Heading to SG bars to watch games and even participating in community outreach with fellow supporters. In fact the growth of supporter groups and the growth of soccer in North America seem to be closely linked.
Darcie agrees, “It adds something completely different to the North American sports market and is almost a sports counterculture for me. It has also served as a way to hold the MLS accountable to fans, which I think is fairly unprecedented in North America.”
Fellow Southsider Phil adds, “The league uses its supporters in mostly all their advertisements. One of the slogans the Whitecaps use is ‘The best sporting atmosphere in Vancouver’. People see us having fun and going nuts and they love it.”
Paul notes that the growth is also in part due to the changing marketing for the league, “When the league started they were focused on marketing to families and kids. Those folks are great, but they don’t always have the free time or disposable income to truly support the growth of a new league, especially with other more established leagues competing for those dollars. The real growth happened when MLS started marketing towards supporters and supporters’ culture.”
Capos not only serve as fuel for fans in the stadium but ambassadors of the game outside the stadium as well. Arenas are more likely to be filled when fans generate and develop relationships with other fans, increasing the chances that they will keep coming back each match.
Paul continues, “Compared to other North American leagues, MLS is less established, less prestigious in its sport, less well-funded, and not as readily available on TV. The atmosphere provided by supporters is the difference, the one unique thing MLS has.”
The growth of soccer in North America goes well beyond the men’s game. Capos and drums are also widely used in the NWSL. The most successful example being the Portland Thorns whose average attendance of 19,000 has been widely noted to overtake several men’s team’s averages and has dubbed them the best supported women’s team in the world. Speaking on the success of the women’s game in Oregon, Patch simply says, “Oregonians are oddballs…and women kick ass at soccer”.
Sunday White also serves as a capo for the Portland Thorns. She believes the supporters of the Thorns should be held to the same standard they hold the men’s side to: chant and actively participate or move higher in the stands. Along with her fellow capos, she has striven to create the same atmosphere for both the men’s and women’s teams.
Sunday, along with other NWSL capos, hopes to eventually draw the same marketing to the women’s side. She sees the women’s league as having high potential for even more growth, “I want the women’s league to receive the same love and attention as the men’s.

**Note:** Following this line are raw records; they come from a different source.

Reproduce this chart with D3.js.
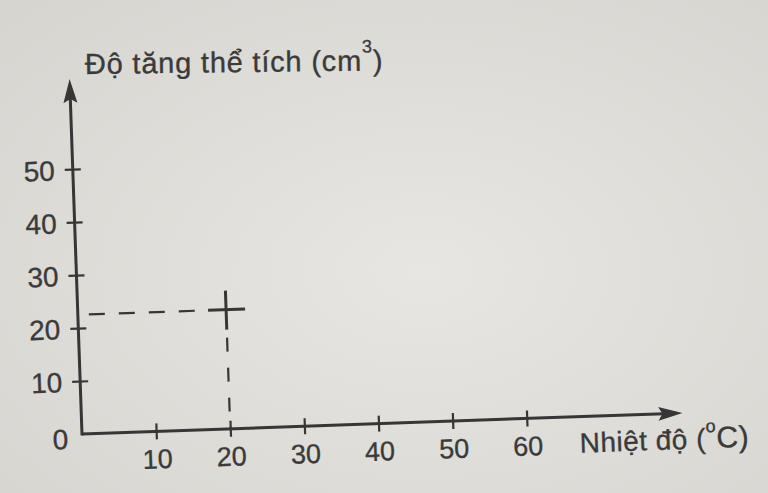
<!DOCTYPE html>
<html>
<head>
<meta charset="utf-8">
<script src="https://cdn.jsdelivr.net/npm/d3@7"></script>
<style>
   html, body { margin: 0; padding: 0; background: #e3e2de; }
   svg text { font-family: "Liberation Sans", Arial, sans-serif; fill: #3a3a3a; stroke: #3a3a3a; stroke-width: 0.35px; }
</style>
</head>
<body>
<div id="chart"></div>
<script>
// Tick values
const xTicks = [10, 20, 30, 40, 50, 60];
const yTicks = [0, 10, 20, 30, 40, 50];
// The single marked reading (temperature, volume increase)
const pointX = [20];
const pointY = [22.5];

const width = 768, height = 493;
const ink = "#363636";

const svg = d3.select("#chart")
   .append("svg")
   .attr("width", width)
   .attr("height", height);

// Paper background, slightly darker towards the edges
const grad = svg.append("defs").append("radialGradient")
   .attr("id", "paper")
   .attr("cx", "55%").attr("cy", "55%").attr("r", "75%");
grad.append("stop").attr("offset", "0%").attr("stop-color", "#e7e6e2");
grad.append("stop").attr("offset", "100%").attr("stop-color", "#d6d5d0");
svg.append("rect")
   .attr("width", width).attr("height", height)
   .attr("fill", "url(#paper)");

// The photo is tilted a little, so the plot group is rotated too
const plot = svg.append("g")
   .attr("transform", "translate(82,434) rotate(-2)");

const x = d3.scaleLinear().domain([0, 60]).range([0, 445]);
const y = d3.scaleLinear().domain([0, 50]).range([0, -265]);

const xEnd = 81, yEnd = 67; // where the arrows stop, in data units

// Axis lines
plot.append("line")
   .attr("x1", 0).attr("y1", 0)
   .attr("x2", x(xEnd) - 18).attr("y2", 0)
   .attr("stroke", ink).attr("stroke-width", 3);
plot.append("line")
   .attr("x1", 0).attr("y1", 1.5)
   .attr("x2", 0).attr("y2", y(yEnd) + 18)
   .attr("stroke", ink).attr("stroke-width", 3);

// Arrow heads
plot.append("path")
   .attr("d", `M${x(xEnd)},0 L${x(xEnd) - 24},-7 L${x(xEnd) - 20},0 L${x(xEnd) - 24},7 Z`)
   .attr("fill", ink);
plot.append("path")
   .attr("d", `M0,${y(yEnd)} L-7,${y(yEnd) + 24} L0,${y(yEnd) + 20} L7,${y(yEnd) + 24} Z`)
   .attr("fill", ink);

// X axis ticks and labels
const xAxis = plot.append("g")
   .call(d3.axisBottom(x).tickValues(xTicks).tickSize(0).tickPadding(0));
xAxis.select(".domain").remove();
xAxis.selectAll(".tick line").remove();
xAxis.selectAll(".tick").append("line")
   .attr("y1", -8).attr("y2", 8)
   .attr("stroke", ink).attr("stroke-width", 2.2);
xAxis.selectAll(".tick text")
   .attr("y", 37).attr("dy", 0)
   .attr("font-size", 27);

// Y axis ticks and labels
const yAxis = plot.append("g")
   .call(d3.axisLeft(y).tickValues(yTicks).tickSize(0).tickPadding(0));
yAxis.select(".domain").remove();
yAxis.selectAll(".tick line").remove();
yAxis.selectAll(".tick").filter(d => d !== 0).append("line")
   .attr("x1", -8).attr("x2", 8)
   .attr("stroke", ink).attr("stroke-width", 2.2);
yAxis.selectAll(".tick text")
   .attr("x", d => d === 0 ? -14 : -18)
   .attr("dy", d => d === 0 ? "0.5em" : "0.36em")
   .attr("font-size", 28);

// Dashed guide lines to the marked point
plot.append("line")
   .attr("x1", 11).attr("y1", y(pointY[0]))
   .attr("x2", x(pointX[0]) - 18).attr("y2", y(pointY[0]))
   .attr("stroke", ink).attr("stroke-width", 2.2)
   .attr("stroke-dasharray", "16,14");
plot.append("line")
   .attr("x1", x(pointX[0])).attr("y1", y(pointY[0]) + 20)
   .attr("x2", x(pointX[0])).attr("y2", 0)
   .attr("stroke", ink).attr("stroke-width", 2.2)
   .attr("stroke-dasharray", "0,8,14,8");

// The point itself, drawn as a cross
const marks = plot.append("g")
   .selectAll("g")
   .data(pointX.map((d, i) => ({ x: d, y: pointY[i] })))
   .join("g")
   .attr("transform", d => `translate(${x(d.x)},${y(d.y)})`)
   .attr("stroke", ink).attr("stroke-width", 3);
marks.append("line").attr("x1", -18).attr("x2", 19);
marks.append("line").attr("y1", -19).attr("y2", 20);

// Axis titles
const yTitle = svg.append("text")
   .attr("transform", "translate(85,74) rotate(-0.7)")
   .attr("font-size", 29)
   .attr("letter-spacing", 0.8);
yTitle.append("tspan").text("Độ tăng thể tích (cm");
yTitle.append("tspan").attr("font-size", 18).attr("dy", -18).text("3");
yTitle.append("tspan").attr("dy", 18).text(")");

const xTitle = plot.append("text")
   .attr("x", 497).attr("y", 36)
   .attr("font-size", 28)
   .attr("letter-spacing", 0.5);
xTitle.append("tspan").text("Nhiệt độ (");
xTitle.append("tspan").attr("font-size", 18).attr("dy", -16).text("o");
xTitle.append("tspan").attr("dy", 16).attr("font-size", 30).text("C)");
</script>
</body>
</html>
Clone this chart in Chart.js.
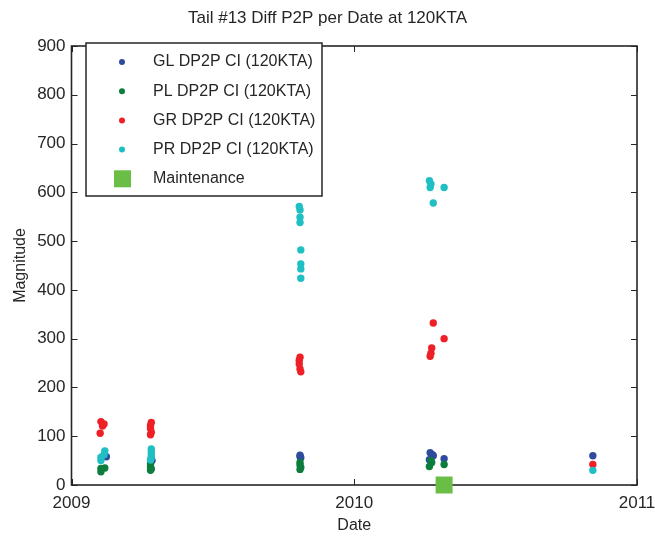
<!DOCTYPE html>
<html>
<head>
<meta charset="utf-8">
<script src="https://cdn.jsdelivr.net/npm/chart.js@4.4.1/dist/chart.umd.min.js"></script>
<style>
  html, body { margin: 0; padding: 0; background: #fff; }
</style>
</head>
<body>
<canvas id="myChart" width="655" height="538"></canvas>
<script>
// data
const glDates = ["2009-02-15", "2009-04-14", "2009-04-15", "2009-10-23", "2009-10-23", "2009-10-24",
  "2010-04-09", "2010-04-12", "2010-04-13", "2010-04-08", "2010-04-27", "2010-11-05"];
const glValues = [58, 55, 50, 61, 58, 56, 66, 62, 60, 52, 54, 60];

const plDates = ["2009-02-08", "2009-02-13", "2009-02-08", "2009-04-13", "2009-04-13", "2009-04-14", "2009-04-13",
  "2009-10-23", "2009-10-23", "2009-10-24", "2009-10-23", "2010-04-10", "2010-04-11", "2010-04-08", "2010-04-27"];
const plValues = [34, 35, 27, 43, 38, 33, 30, 46, 41, 36, 32, 50, 46, 38, 42];

const grDates = ["2009-02-08", "2009-02-12", "2009-02-10", "2009-02-07", "2009-04-14", "2009-04-13", "2009-04-13",
  "2009-04-14", "2009-04-13", "2009-10-23", "2009-10-22", "2009-10-22", "2009-10-23", "2009-10-24",
  "2010-04-13", "2010-04-27", "2010-04-11", "2010-04-10", "2010-04-09", "2010-11-05"];
const grValues = [130, 125, 121, 106, 128, 122, 116, 108, 103, 262, 256, 248, 238, 232, 332, 300, 281, 270, 264, 42];

const prDates = ["2009-02-13", "2009-02-12", "2009-02-08", "2009-02-08", "2009-04-14", "2009-04-14", "2009-04-14",
  "2009-04-14", "2009-04-13", "2009-10-22", "2009-10-23", "2009-10-23", "2009-10-23", "2009-10-24", "2009-10-24",
  "2009-10-24", "2009-10-24", "2010-04-08", "2010-04-10", "2010-04-09", "2010-04-27", "2010-04-13", "2010-11-05"];
const prValues = [70, 62, 57, 50, 74, 68, 62, 56, 51, 571, 564, 549, 538, 482, 453, 443, 424, 624, 617, 610, 610, 578, 30];

const maintDates = ["2010-04-27"];
const maintValues = [0];

const seriesLabels = ["GL DP2P CI (120KTA)", "PL DP2P CI (120KTA)", "GR DP2P CI (120KTA)", "PR DP2P CI (120KTA)", "Maintenance"];
const xTicks = [2009, 2010, 2011];
const yTicks = [0, 100, 200, 300, 400, 500, 600, 700, 800, 900];

const FONT = '"Liberation Sans", Arial, sans-serif';
const TEXT = "#262626";

function toYear(s) {
  const d = Date.parse(s + "T00:00:00Z");
  const y = new Date(d).getUTCFullYear();
  const start = Date.UTC(y, 0, 1);
  const end = Date.UTC(y + 1, 0, 1);
  return y + (d - start) / (end - start);
}

function points(dates, values) {
  return dates.map((d, i) => ({ x: toYear(d), y: values[i] }));
}

function dotSet(label, dates, values, color, order) {
  return {
    label: label,
    data: points(dates, values),
    backgroundColor: color,
    borderColor: color,
    borderWidth: 0,
    pointRadius: 3.7,
    pointStyle: "circle",
    order: order,
  };
}

// box and inward ticks, MATLAB style
const axesBox = {
  id: "axesBox",
  beforeDatasetsDraw(chart) {
    const { ctx, chartArea: a, scales } = chart;
    ctx.save();
    ctx.strokeStyle = TEXT;
    ctx.lineWidth = 1;
    ctx.beginPath();
    xTicks.forEach((v) => {
      const px = Math.round(scales.x.getPixelForValue(v)) + 0.5;
      ctx.moveTo(px, a.bottom); ctx.lineTo(px, a.bottom - 6);
      ctx.moveTo(px, a.top); ctx.lineTo(px, a.top + 6);
    });
    yTicks.forEach((v) => {
      const py = Math.round(scales.y.getPixelForValue(v)) + 0.5;
      ctx.moveTo(a.left, py); ctx.lineTo(a.left + 6, py);
      ctx.moveTo(a.right, py); ctx.lineTo(a.right - 6, py);
    });
    ctx.stroke();
    ctx.lineWidth = 1.6;
    ctx.strokeRect(a.left, a.top, a.right - a.left, a.bottom - a.top);
    ctx.restore();
  },
};

const legendBox = {
  id: "legendBox",
  afterDraw(chart) {
    const ctx = chart.ctx;
    ctx.save();
    ctx.fillStyle = "#fff";
    ctx.fillRect(86, 43, 236, 153);
    ctx.strokeStyle = TEXT;
    ctx.lineWidth = 1.5;
    ctx.strokeRect(86, 43, 236, 153);
    ctx.font = "16px " + FONT;
    ctx.textBaseline = "middle";
    chart.data.datasets.forEach((ds, i) => {
      const yy = 62 + i * 29.2;
      ctx.fillStyle = ds.backgroundColor;
      if (ds.pointStyle === "rect") {
        ctx.fillRect(114, yy - 8.5, 17, 17);
      } else {
        ctx.beginPath();
        ctx.arc(122, yy, 3, 0, Math.PI * 2);
        ctx.fill();
      }
      ctx.fillStyle = TEXT;
      ctx.fillText(ds.label, 153, yy);
    });
    ctx.restore();
  },
};

const ctx = document.getElementById("myChart").getContext("2d");

const config = {
  type: "scatter",
  data: {
    datasets: [
      dotSet(seriesLabels[0], glDates, glValues, "#2f4b9e", 5),
      dotSet(seriesLabels[1], plDates, plValues, "#0c7d3c", 4),
      dotSet(seriesLabels[2], grDates, grValues, "#ee2026", 3),
      dotSet(seriesLabels[3], prDates, prValues, "#1fbfc4", 2),
      {
        label: seriesLabels[4],
        data: points(maintDates, maintValues),
        backgroundColor: "#6abd45",
        borderColor: "#6abd45",
        borderWidth: 0,
        pointStyle: "rect",
        pointRadius: 12,
        clip: false,
        order: 1,
      },
    ],
  },
  options: {
    responsive: false,
    animation: false,
    layout: { padding: 0 },
    plugins: {
      legend: { display: false },
      tooltip: { enabled: false },
      title: {
        display: true,
        text: "Tail #13 Diff P2P per Date at 120KTA",
        color: TEXT,
        font: { family: FONT, size: 17, weight: "normal", lineHeight: "20px" },
        padding: { top: 8, bottom: 18 },
      },
    },
    scales: {
      x: {
        type: "linear",
        min: 2009,
        max: 2011,
        afterBuildTicks: (s) => { s.ticks = xTicks.map((v) => ({ value: v })); },
        ticks: {
          callback: (v) => String(v),
          color: TEXT,
          font: { family: FONT, size: 17 },
          padding: 8,
          maxRotation: 0,
        },
        grid: { display: false, drawTicks: false },
        border: { display: false },
        title: {
          display: true,
          text: "Date",
          color: TEXT,
          font: { family: FONT, size: 16 },
          padding: { top: 0, bottom: 3 },
        },
        afterFit: (s) => { s.height = 53; s.paddingLeft = 0; s.paddingRight = 0; },
      },
      y: {
        type: "linear",
        min: 0,
        max: 900,
        afterBuildTicks: (s) => { s.ticks = yTicks.map((v) => ({ value: v })); },
        ticks: {
          color: TEXT,
          font: { family: FONT, size: 17 },
          padding: 6,
        },
        grid: { display: false, drawTicks: false },
        border: { display: false },
        title: {
          display: true,
          text: "Magnitude",
          color: TEXT,
          font: { family: FONT, size: 16 },
          padding: { top: 11, bottom: 0 },
        },
        afterFit: (s) => { s.width = 71.5; s.paddingTop = 0; s.paddingBottom = 0; },
      },
      // empty right-hand margin so the title stays centred on the canvas
      yRight: {
        type: "linear",
        position: "right",
        display: true,
        min: 0,
        max: 900,
        ticks: { display: false },
        grid: { display: false, drawTicks: false },
        border: { display: false },
        afterFit: (s) => { s.width = 18; s.paddingTop = 0; s.paddingBottom = 0; },
      },
    },
  },
  plugins: [axesBox, legendBox],
};

const myChart = new Chart(ctx, config);
</script>
</body>
</html>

“Stop looking at women’s sports as ‘family friendly’ and start marketing it to the 20-30 somethings with disposable income and a penchant for buying beverages, food and swag. We have amazing female athletes here in PDX [Portland] and our fan base loves them, but there is so much room for growth, here and across the country.”
As the culture grows and the love of North American soccer spreads, capos find themselves needing to keep up with the physical demands of their job, as they spread their energy through jumping, screaming, clapping and flag waving. Yet, however sore they get they all agree that it’s total worth it.
As Sunday puts it, “I love that I get to do the work and it is definitely a labour of love. I will probably only retire from this when my body forces me to.”
Whether you call them counter-culture, oddballs or pure energy, capos step to the front to re-energise, encourage and create powerful pockets of fandom across North America, where attending a soccer match is the tip of a growing supporter culture.
Here, it is the fandom that drives the league, rather than a league or a club dictating what fandom will look like, making an MLS or NWSL game incredibly unique.